- [AIM OF THE EXERCISE] Retype the data that follows line by line, exactly, and leave its pictures out.

- [DATA LINES]
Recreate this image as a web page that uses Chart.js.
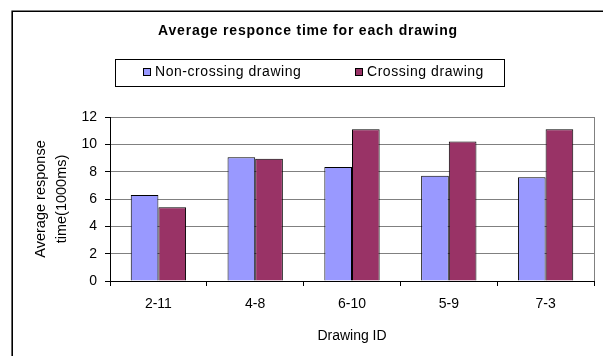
<!DOCTYPE html>
<html>
<head>
<meta charset="utf-8">
<script src="https://cdn.jsdelivr.net/npm/chart.js@4.4.1/dist/chart.umd.min.js"></script>
<style>
  html, body { margin: 0; padding: 0; background: #ffffff; }
  #wrap { width: 603px; height: 356px; position: relative; }
</style>
</head>
<body>
<div id="wrap"><canvas id="chart" width="603" height="356"></canvas></div>
<script>
// Drawing IDs and mean response times (thousands of ms)
const categories = ['2-11', '4-8', '6-10', '5-9', '7-3'];
const nonCrossing = [6.3, 9.05, 8.35, 7.7, 7.6];
const crossing = [5.4, 8.95, 11.1, 10.2, 11.1];
const yTicks = [0, 2, 4, 6, 8, 10, 12];

const seriesNames = ['Non-crossing drawing', 'Crossing drawing'];
const seriesColors = ['#9999FF', '#993366'];
const titleText = 'Average responce time for each drawing';

const FONT = 'Arial, "Liberation Sans", sans-serif';

// Frame, heading, legend box and plot-area right edge
const decorations = {
  id: 'decorations',
  afterDraw(chart) {
    const ctx = chart.ctx;
    const area = chart.chartArea;
    ctx.save();

    // right edge of the plot area
    ctx.strokeStyle = '#808080';
    ctx.lineWidth = 1;
    ctx.beginPath();
    ctx.moveTo(Math.round(area.right) + 0.5, area.top);
    ctx.lineTo(Math.round(area.right) + 0.5, area.bottom);
    ctx.stroke();

    // outer frame
    ctx.strokeStyle = '#000000';
    ctx.lineWidth = 1.6;
    ctx.beginPath();
    ctx.moveTo(12.2, 400);
    ctx.lineTo(12.2, 11.2);
    ctx.lineTo(700, 11.2);
    ctx.stroke();

    // heading
    ctx.fillStyle = '#000000';
    ctx.font = 'bold 14px ' + FONT;
    ctx.textAlign = 'center';
    ctx.textBaseline = 'middle';
    if ('letterSpacing' in ctx) ctx.letterSpacing = '0.8px';
    ctx.fillText(titleText, 308, 31.5);

    // legend
    ctx.strokeStyle = '#000000';
    ctx.lineWidth = 1;
    ctx.strokeRect(115.5, 59.5, 389, 27);
    const itemX = [143, 355];
    ctx.font = '14px ' + FONT;
    ctx.textAlign = 'left';
    if ('letterSpacing' in ctx) ctx.letterSpacing = '0.55px';
    chart.data.datasets.forEach((ds, i) => {
      ctx.fillStyle = ds.backgroundColor;
      ctx.fillRect(itemX[i], 68, 7, 7);
      ctx.strokeStyle = '#000000';
      ctx.strokeRect(itemX[i] + 0.5, 68.5, 7, 7);
      ctx.fillStyle = '#000000';
      ctx.fillText(ds.label, itemX[i] + 12, 72.5);
    });
    if ('letterSpacing' in ctx) ctx.letterSpacing = '0px';
    ctx.restore();
  }
};

new Chart(document.getElementById('chart'), {
  type: 'bar',
  data: {
    labels: categories,
    datasets: [
      { label: seriesNames[0], data: nonCrossing, backgroundColor: seriesColors[0],
        borderColor: '#000000', borderWidth: 1, categoryPercentage: 2 / 3.5, barPercentage: 1 },
      { label: seriesNames[1], data: crossing, backgroundColor: seriesColors[1],
        borderColor: '#000000', borderWidth: 1, categoryPercentage: 2 / 3.5, barPercentage: 1 }
    ]
  },
  options: {
    responsive: false,
    animation: false,
    devicePixelRatio: 1,
    layout: { padding: { top: 117, left: 0, right: 9, bottom: 0 } },
    plugins: {
      legend: { display: false },
      title: { display: false },
      tooltip: { enabled: false }
    },
    scales: {
      x: {
        grid: { offset: true, drawOnChartArea: false, drawTicks: true, tickLength: 5, tickColor: '#000000' },
        border: { color: '#000000', width: 1 },
        ticks: { color: '#000000', font: { family: FONT, size: 14 }, padding: 10, maxRotation: 0 },
        title: { display: true, text: 'Drawing ID', color: '#000000',
                 font: { family: FONT, size: 14 }, padding: { top: 0, bottom: 11.5 } },
        afterFit(scale) { scale.height = 75; }
      },
      y: {
        min: 0,
        max: 12,
        afterBuildTicks(scale) { scale.ticks = yTicks.map(v => ({ value: v })); },
        grid: { color: '#808080', lineWidth: 1, tickLength: 5, tickColor: '#000000' },
        border: { color: '#000000', width: 1 },
        ticks: { color: '#000000', font: { family: FONT, size: 14 }, padding: 8 },
        title: { display: true, text: ['Average response', 'time(1000ms)'], color: '#000000',
                 font: { family: FONT, size: 14.5, lineHeight: 1.45 }, padding: { top: 30.5, bottom: 0 } },
        afterFit(scale) { scale.width = 110; }
      }
    }
  },
  plugins: [decorations]
});
</script>
</body>
</html>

- [EXPECTED ANSWER]
Recreate this image as a web page that uses Chart.js.
<!DOCTYPE html>
<html>
<head>
<meta charset="utf-8">
<script src="https://cdn.jsdelivr.net/npm/chart.js@4.4.1/dist/chart.umd.min.js"></script>
<style>
  html, body { margin: 0; padding: 0; background: #ffffff; }
  #wrap { width: 603px; height: 356px; position: relative; }
</style>
</head>
<body>
<div id="wrap"><canvas id="chart" width="603" height="356"></canvas></div>
<script>
// Drawing IDs and mean response times (thousands of ms)
const categories = ['2-11', '4-8', '6-10', '5-9', '7-3'];
const nonCrossing = [6.3, 9.05, 8.35, 7.7, 7.6];
const crossing = [5.4, 8.95, 11.1, 10.2, 11.1];
const yTicks = [0, 2, 4, 6, 8, 10, 12];

const seriesNames = ['Non-crossing drawing', 'Crossing drawing'];
const seriesColors = ['#9999FF', '#993366'];
const titleText = 'Average responce time for each drawing';

const FONT = 'Arial, "Liberation Sans", sans-serif';

// Frame, heading, legend box and plot-area right edge
const decorations = {
  id: 'decorations',
  afterDraw(chart) {
    const ctx = chart.ctx;
    const area = chart.chartArea;
    ctx.save();

    // right edge of the plot area
    ctx.strokeStyle = '#808080';
    ctx.lineWidth = 1;
    ctx.beginPath();
    ctx.moveTo(Math.round(area.right) + 0.5, area.top);
    ctx.lineTo(Math.round(area.right) + 0.5, area.bottom);
    ctx.stroke();

    // outer frame
    ctx.strokeStyle = '#000000';
    ctx.lineWidth = 1.6;
    ctx.beginPath();
    ctx.moveTo(12.2, 400);
    ctx.lineTo(12.2, 11.2);
    ctx.lineTo(700, 11.2);
    ctx.stroke();

    // heading
    ctx.fillStyle = '#000000';
    ctx.font = 'bold 14px ' + FONT;
    ctx.textAlign = 'center';
    ctx.textBaseline = 'middle';
    if ('letterSpacing' in ctx) ctx.letterSpacing = '0.8px';
    ctx.fillText(titleText, 308, 31.5);

    // legend
    ctx.strokeStyle = '#000000';
    ctx.lineWidth = 1;
    ctx.strokeRect(115.5, 59.5, 389, 27);
    const itemX = [143, 355];
    ctx.font = '14px ' + FONT;
    ctx.textAlign = 'left';
    if ('letterSpacing' in ctx) ctx.letterSpacing = '0.55px';
    chart.data.datasets.forEach((ds, i) => {
      ctx.fillStyle = ds.backgroundColor;
      ctx.fillRect(itemX[i], 68, 7, 7);
      ctx.strokeStyle = '#000000';
      ctx.strokeRect(itemX[i] + 0.5, 68.5, 7, 7);
      ctx.fillStyle = '#000000';
      ctx.fillText(ds.label, itemX[i] + 12, 72.5);
    });
    if ('letterSpacing' in ctx) ctx.letterSpacing = '0px';
    ctx.restore();
  }
};

new Chart(document.getElementById('chart'), {
  type: 'bar',
  data: {
    labels: categories,
    datasets: [
      { label: seriesNames[0], data: nonCrossing, backgroundColor: seriesColors[0],
        borderColor: '#000000', borderWidth: 1, categoryPercentage: 2 / 3.5, barPercentage: 1 },
      { label: seriesNames[1], data: crossing, backgroundColor: seriesColors[1],
        borderColor: '#000000', borderWidth: 1, categoryPercentage: 2 / 3.5, barPercentage: 1 }
    ]
  },
  options: {
    responsive: false,
    animation: false,
    devicePixelRatio: 1,
    layout: { padding: { top: 117, left: 0, right: 9, bottom: 0 } },
    plugins: {
      legend: { display: false },
      title: { display: false },
      tooltip: { enabled: false }
    },
    scales: {
      x: {
        grid: { offset: true, drawOnChartArea: false, drawTicks: true, tickLength: 5, tickColor: '#000000' },
        border: { color: '#000000', width: 1 },
        ticks: { color: '#000000', font: { family: FONT, size: 14 }, padding: 10, maxRotation: 0 },
        title: { display: true, text: 'Drawing ID', color: '#000000',
                 font: { family: FONT, size: 14 }, padding: { top: 0, bottom: 11.5 } },
        afterFit(scale) { scale.height = 75; }
      },
      y: {
        min: 0,
        max: 12,
        afterBuildTicks(scale) { scale.ticks = yTicks.map(v => ({ value: v })); },
        grid: { color: '#808080', lineWidth: 1, tickLength: 5, tickColor: '#000000' },
        border: { color: '#000000', width: 1 },
        ticks: { color: '#000000', font: { family: FONT, size: 14 }, padding: 8 },
        title: { display: true, text: ['Average response', 'time(1000ms)'], color: '#000000',
                 font: { family: FONT, size: 14.5, lineHeight: 1.45 }, padding: { top: 30.5, bottom: 0 } },
        afterFit(scale) { scale.width = 110; }
      }
    }
  },
  plugins: [decorations]
});
</script>
</body>
</html>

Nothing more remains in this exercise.